== Data excerpt ==
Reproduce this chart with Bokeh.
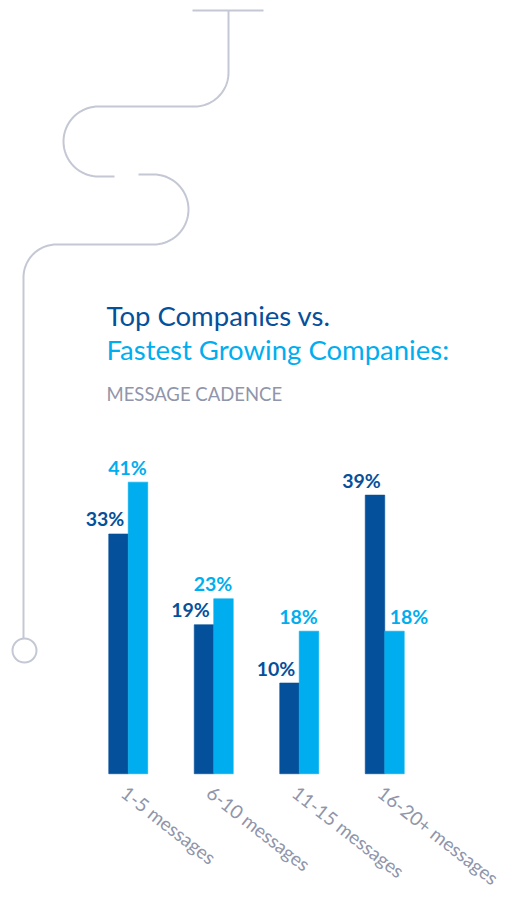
import numpy as np
from bokeh.plotting import figure
from bokeh.models import ColumnDataSource, Range1d
from bokeh.core.properties import value
from bokeh.embed import file_html
from bokeh.resources import INLINE

# ---------------- data ----------------
categories = ["1-5 messages", "6-10 messages", "11-15 messages", "16-20+ messages"]
top_companies = [33, 19, 10, 39]
fastest_growing = [41, 23, 18, 18]
title_line1 = "Top Companies vs."
title_line2 = "Fastest Growing Companies:"
subtitle = "MESSAGE CADENCE"

# ---------------- style ----------------
W, H = 505, 893
DARK = "#05509b"
LIGHT = "#00aeef"
GREY_TXT = "#8f95aa"
DECO = "#c4c8d4"
FONT = "Lato"
Y_FLOOR = -4.0          # bars start at the axis floor
PX_PER_UNIT = 6.48
Y_START = -22.48
BAR_W = 0.228
X_START = -1.494
X_PX_PER_UNIT = 85.5

p = figure(width=W, height=H, output_backend="svg", toolbar_location=None,
           x_range=Range1d(X_START, X_START + W / X_PX_PER_UNIT),
           y_range=Range1d(Y_START, Y_START + H / PX_PER_UNIT),
           x_axis_location=None, y_axis_location=None, min_border=0,
           outline_line_color=None, background_fill_color="white",
           border_fill_color="white")
p.grid.visible = False
# page-pixel ranges for the decoration and headings
p.extra_x_ranges = {"px": Range1d(0, W)}
p.extra_y_ranges = {"py": Range1d(H, 0)}


def arc(cx, cy, r, t0, t1, n=40):
    t = np.radians(np.linspace(t0, t1, n))
    return list(cx + r * np.cos(t)), list(cy + r * np.sin(t))


# decorative path
p.line([192, 263], [10, 10], x_range_name="px", y_range_name="py", line_color=DECO, line_width=2)
xs, ys = [228.0], [10.0]
ax, ay = arc(194, 72, 34, 0, 90); xs += ax; ys += ay
ax, ay = arc(98, 141, 35, 270, 90); xs += ax; ys += ay
xs += [114]; ys += [176]
p.line(xs, ys, x_range_name="px", y_range_name="py", line_color=DECO, line_width=2)
xs, ys = [138.0], [174.0]
ax, ay = arc(153, 209, 35, -90, 90); xs += ax; ys += ay
ax, ay = arc(56, 277, 33, -90, -180); xs += ax; ys += ay
xs += [23]; ys += [638]
p.line(xs, ys, x_range_name="px", y_range_name="py", line_color=DECO, line_width=2)
p.scatter([24], [650], x_range_name="px", y_range_name="py", size=24, marker="circle",
          fill_color=None, line_color=DECO, line_width=2)

# headings
p.text([106], [315], text=[title_line1], x_range_name="px", y_range_name="py",
       text_font=value(FONT), text_font_size="27.5px", text_color=DARK, text_baseline="alphabetic")
p.text([106], [348.5], text=[title_line2], x_range_name="px", y_range_name="py",
       text_font=value(FONT), text_font_size="27.5px", text_color=LIGHT, text_baseline="alphabetic")
p.text([106], [393], text=[subtitle], x_range_name="px", y_range_name="py",
       text_font=value(FONT), text_font_size="18.5px", text_color=GREY_TXT, text_baseline="alphabetic")

# bars
idx = np.arange(len(categories))
src = ColumnDataSource(dict(
    cat=categories, xc=idx, xd=idx - BAR_W / 2, xl=idx + BAR_W / 2,
    top=top_companies, fast=fastest_growing,
    top_lbl=[f"{v}%" for v in top_companies],
    fast_lbl=[f"{v}%" for v in fastest_growing],
    fast_off=[-20 if f >= t else 5 for t, f in zip(top_companies, fastest_growing)],
))
p.vbar(x="xd", top="top", bottom=Y_FLOOR, width=BAR_W,
       source=src, fill_color=DARK, line_color=DARK, line_width=0.6)
p.vbar(x="xl", top="fast", bottom=Y_FLOOR, width=BAR_W,
       source=src, fill_color=LIGHT, line_color=LIGHT, line_width=0.6)

# value labels
p.text(x="xc", y="top", text="top_lbl", source=src, x_offset=-4, y_offset=-15,
       text_align="right", text_baseline="alphabetic", text_font=value(FONT),
       text_font_size="19.5px", text_font_style="bold", text_color=DARK)
p.text(x="xc", y="fast", text="fast_lbl", source=src, x_offset="fast_off", y_offset=-15,
       text_align="left", text_baseline="alphabetic", text_font=value(FONT),
       text_font_size="19.5px", text_font_style="bold", text_color=LIGHT)

# category labels
p.text(x="xc", y=Y_FLOOR, text="cat", source=src, x_offset=3, y_offset=7,
       angle=-np.radians(38), text_align="left", text_baseline="top",
       text_font=value(FONT), text_font_size="19px", text_color=GREY_TXT)

open("out.html", "w").write(file_html(p, INLINE))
===
Required work
Return the full material word for word. Do not include the pictures.

Expected answer
Reproduce this chart with Bokeh.
import numpy as np
from bokeh.plotting import figure
from bokeh.models import ColumnDataSource, Range1d
from bokeh.core.properties import value
from bokeh.embed import file_html
from bokeh.resources import INLINE

# ---------------- data ----------------
categories = ["1-5 messages", "6-10 messages", "11-15 messages", "16-20+ messages"]
top_companies = [33, 19, 10, 39]
fastest_growing = [41, 23, 18, 18]
title_line1 = "Top Companies vs."
title_line2 = "Fastest Growing Companies:"
subtitle = "MESSAGE CADENCE"

# ---------------- style ----------------
W, H = 505, 893
DARK = "#05509b"
LIGHT = "#00aeef"
GREY_TXT = "#8f95aa"
DECO = "#c4c8d4"
FONT = "Lato"
Y_FLOOR = -4.0          # bars start at the axis floor
PX_PER_UNIT = 6.48
Y_START = -22.48
BAR_W = 0.228
X_START = -1.494
X_PX_PER_UNIT = 85.5

p = figure(width=W, height=H, output_backend="svg", toolbar_location=None,
           x_range=Range1d(X_START, X_START + W / X_PX_PER_UNIT),
           y_range=Range1d(Y_START, Y_START + H / PX_PER_UNIT),
           x_axis_location=None, y_axis_location=None, min_border=0,
           outline_line_color=None, background_fill_color="white",
           border_fill_color="white")
p.grid.visible = False
# page-pixel ranges for the decoration and headings
p.extra_x_ranges = {"px": Range1d(0, W)}
p.extra_y_ranges = {"py": Range1d(H, 0)}


def arc(cx, cy, r, t0, t1, n=40):
    t = np.radians(np.linspace(t0, t1, n))
    return list(cx + r * np.cos(t)), list(cy + r * np.sin(t))


# decorative path
p.line([192, 263], [10, 10], x_range_name="px", y_range_name="py", line_color=DECO, line_width=2)
xs, ys = [228.0], [10.0]
ax, ay = arc(194, 72, 34, 0, 90); xs += ax; ys += ay
ax, ay = arc(98, 141, 35, 270, 90); xs += ax; ys += ay
xs += [114]; ys += [176]
p.line(xs, ys, x_range_name="px", y_range_name="py", line_color=DECO, line_width=2)
xs, ys = [138.0], [174.0]
ax, ay = arc(153, 209, 35, -90, 90); xs += ax; ys += ay
ax, ay = arc(56, 277, 33, -90, -180); xs += ax; ys += ay
xs += [23]; ys += [638]
p.line(xs, ys, x_range_name="px", y_range_name="py", line_color=DECO, line_width=2)
p.scatter([24], [650], x_range_name="px", y_range_name="py", size=24, marker="circle",
          fill_color=None, line_color=DECO, line_width=2)

# headings
p.text([106], [315], text=[title_line1], x_range_name="px", y_range_name="py",
       text_font=value(FONT), text_font_size="27.5px", text_color=DARK, text_baseline="alphabetic")
p.text([106], [348.5], text=[title_line2], x_range_name="px", y_range_name="py",
       text_font=value(FONT), text_font_size="27.5px", text_color=LIGHT, text_baseline="alphabetic")
p.text([106], [393], text=[subtitle], x_range_name="px", y_range_name="py",
       text_font=value(FONT), text_font_size="18.5px", text_color=GREY_TXT, text_baseline="alphabetic")

# bars
idx = np.arange(len(categories))
src = ColumnDataSource(dict(
    cat=categories, xc=idx, xd=idx - BAR_W / 2, xl=idx + BAR_W / 2,
    top=top_companies, fast=fastest_growing,
    top_lbl=[f"{v}%" for v in top_companies],
    fast_lbl=[f"{v}%" for v in fastest_growing],
    fast_off=[-20 if f >= t else 5 for t, f in zip(top_companies, fastest_growing)],
))
p.vbar(x="xd", top="top", bottom=Y_FLOOR, width=BAR_W,
       source=src, fill_color=DARK, line_color=DARK, line_width=0.6)
p.vbar(x="xl", top="fast", bottom=Y_FLOOR, width=BAR_W,
       source=src, fill_color=LIGHT, line_color=LIGHT, line_width=0.6)

# value labels
p.text(x="xc", y="top", text="top_lbl", source=src, x_offset=-4, y_offset=-15,
       text_align="right", text_baseline="alphabetic", text_font=value(FONT),
       text_font_size="19.5px", text_font_style="bold", text_color=DARK)
p.text(x="xc", y="fast", text="fast_lbl", source=src, x_offset="fast_off", y_offset=-15,
       text_align="left", text_baseline="alphabetic", text_font=value(FONT),
       text_font_size="19.5px", text_font_style="bold", text_color=LIGHT)

# category labels
p.text(x="xc", y=Y_FLOOR, text="cat", source=src, x_offset=3, y_offset=7,
       angle=-np.radians(38), text_align="left", text_baseline="top",
       text_font=value(FONT), text_font_size="19px", text_color=GREY_TXT)

open("out.html", "w").write(file_html(p, INLINE))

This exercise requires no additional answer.